The major step is the price.  Office 2016 for Windows, Home and Business retails for us$229 with few discounts available.   Expect the same type of pricing for Office 2019.

Less programs

Even that high price doesn’t include Publisher or Access as Office 365 plans do.

One Computer only

Perpetual Licence purchases of Office 2016 are for a single computer only.

Not even the two licence ‘desktop and laptop’ allowance we used to get when buying Microsoft Office.

No access to tablet or smartphone enhanced apps that Office 365 customers get.

The nearest equivalent Office 365 option is the Personal plan which supports one computer, one tablet or one smartphone.  For two computers, the best Office 365 plan is Home with five computers allowed.

Reduced Support

Microsoft is supposed to have a ‘Fixed Lifecycle Policy’ for perpetual licence Office but it’s no more fixed than Redmond’s convenience.

For Office 2019, customers won’t get the full ten years of support and patches Microsoft promotes in their ‘Fixed Lifecycle Policy’.  Microsoft has arbitrarily reduced the Office 2019 support from ten years to seven years.

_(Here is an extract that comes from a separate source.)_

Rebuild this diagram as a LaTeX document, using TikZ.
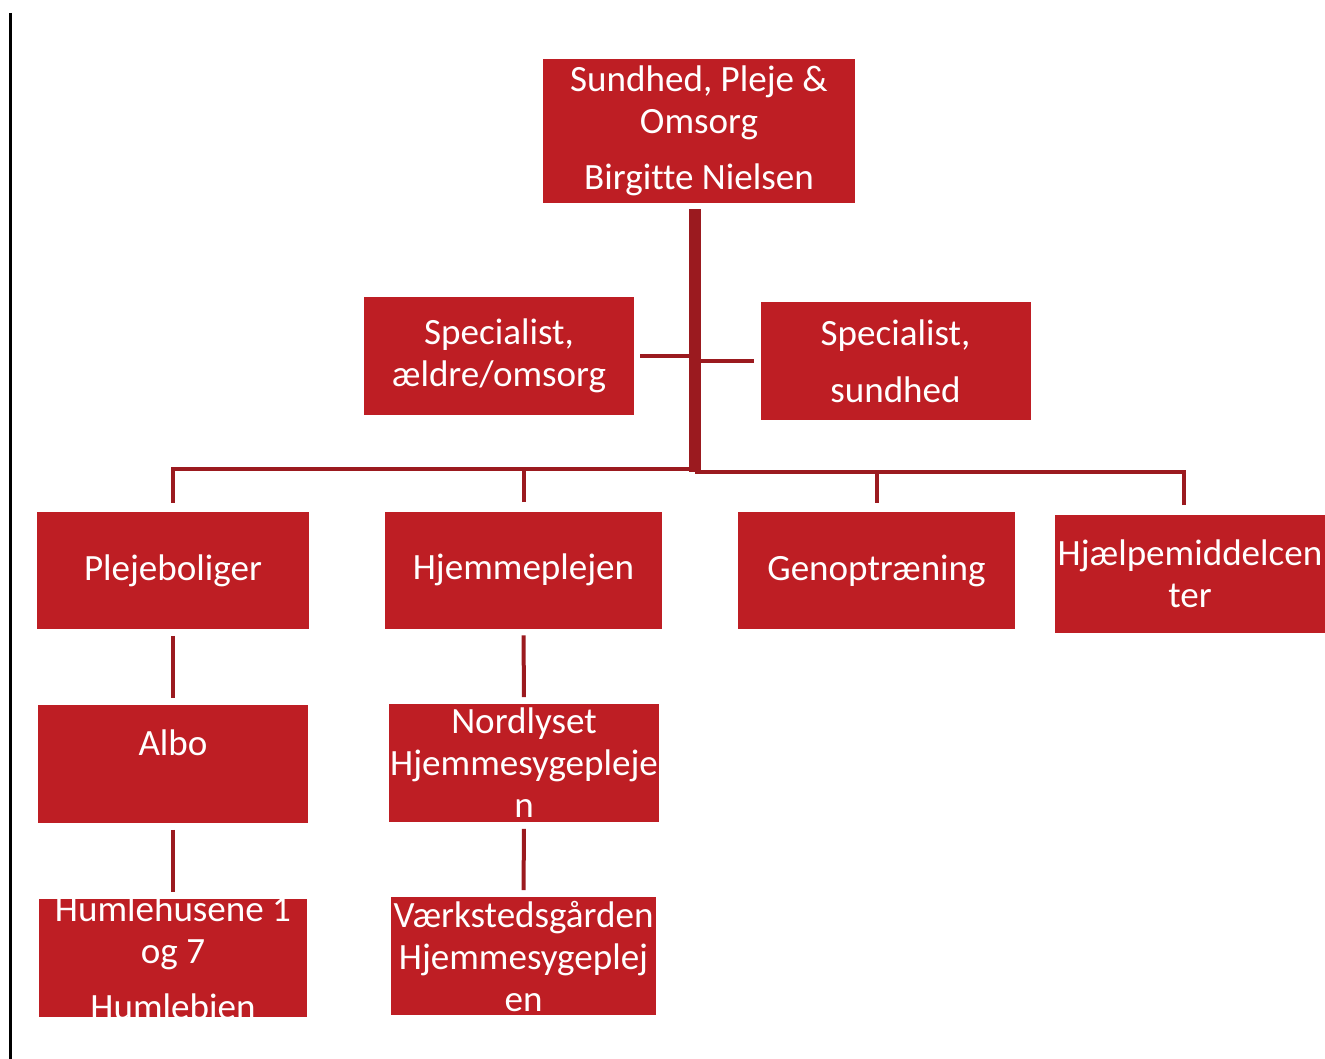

They announced this as an aside below news that Office 2019 would be for Windows 10 only.  Despite that not being a big surprise, most of the media headlined the ‘Win 10 only’ item and few mentioned the support cut back.  A nifty little PR trick by Microsoft.

Feature Gap

There’s a deliberate and growing feature gap between the subscription and perpetual licence versions of Office for Windows.

‘Perpetual Licence’ Office is essentially ‘fixed’ with no new or changed features while Office for subscribers get a flow of extras.

Anyone with perpetual licence Office might be interested whenever they read about something ‘new’ in Office, only to discover they are missing out.  Microsoft hopes those customers will feel they are missing out and switch to annual payments.

The little things ….

That’s all the big differences, but there’s also little extras for Office 365 Personal/Home plans that can ‘tip the balance’ in favor of paying annually.  Extras like cloud storage, mail hosting and free global phone calls.

These ‘bonuses’ also link Office 365 customers into Microsoft’s online services, making it harder for people to switch away from MS Office and Windows in the future.

No Terabyte of cloud storage

Office 365 customers get a Terabyte of OneDrive storage.  Perpetual licences customers don’t get anything beyond the usual free allowance.

No Outlook.com Premium

Office 365 customers now get the ‘premium’ Outlook.com mail storage with 50GB of space and ad-free online interface.

No Skype

Office perpetual licence users don’t get 60 minutes a month of Skype call time.  Use that to call from your computer/device to standard phone numbers in many countries.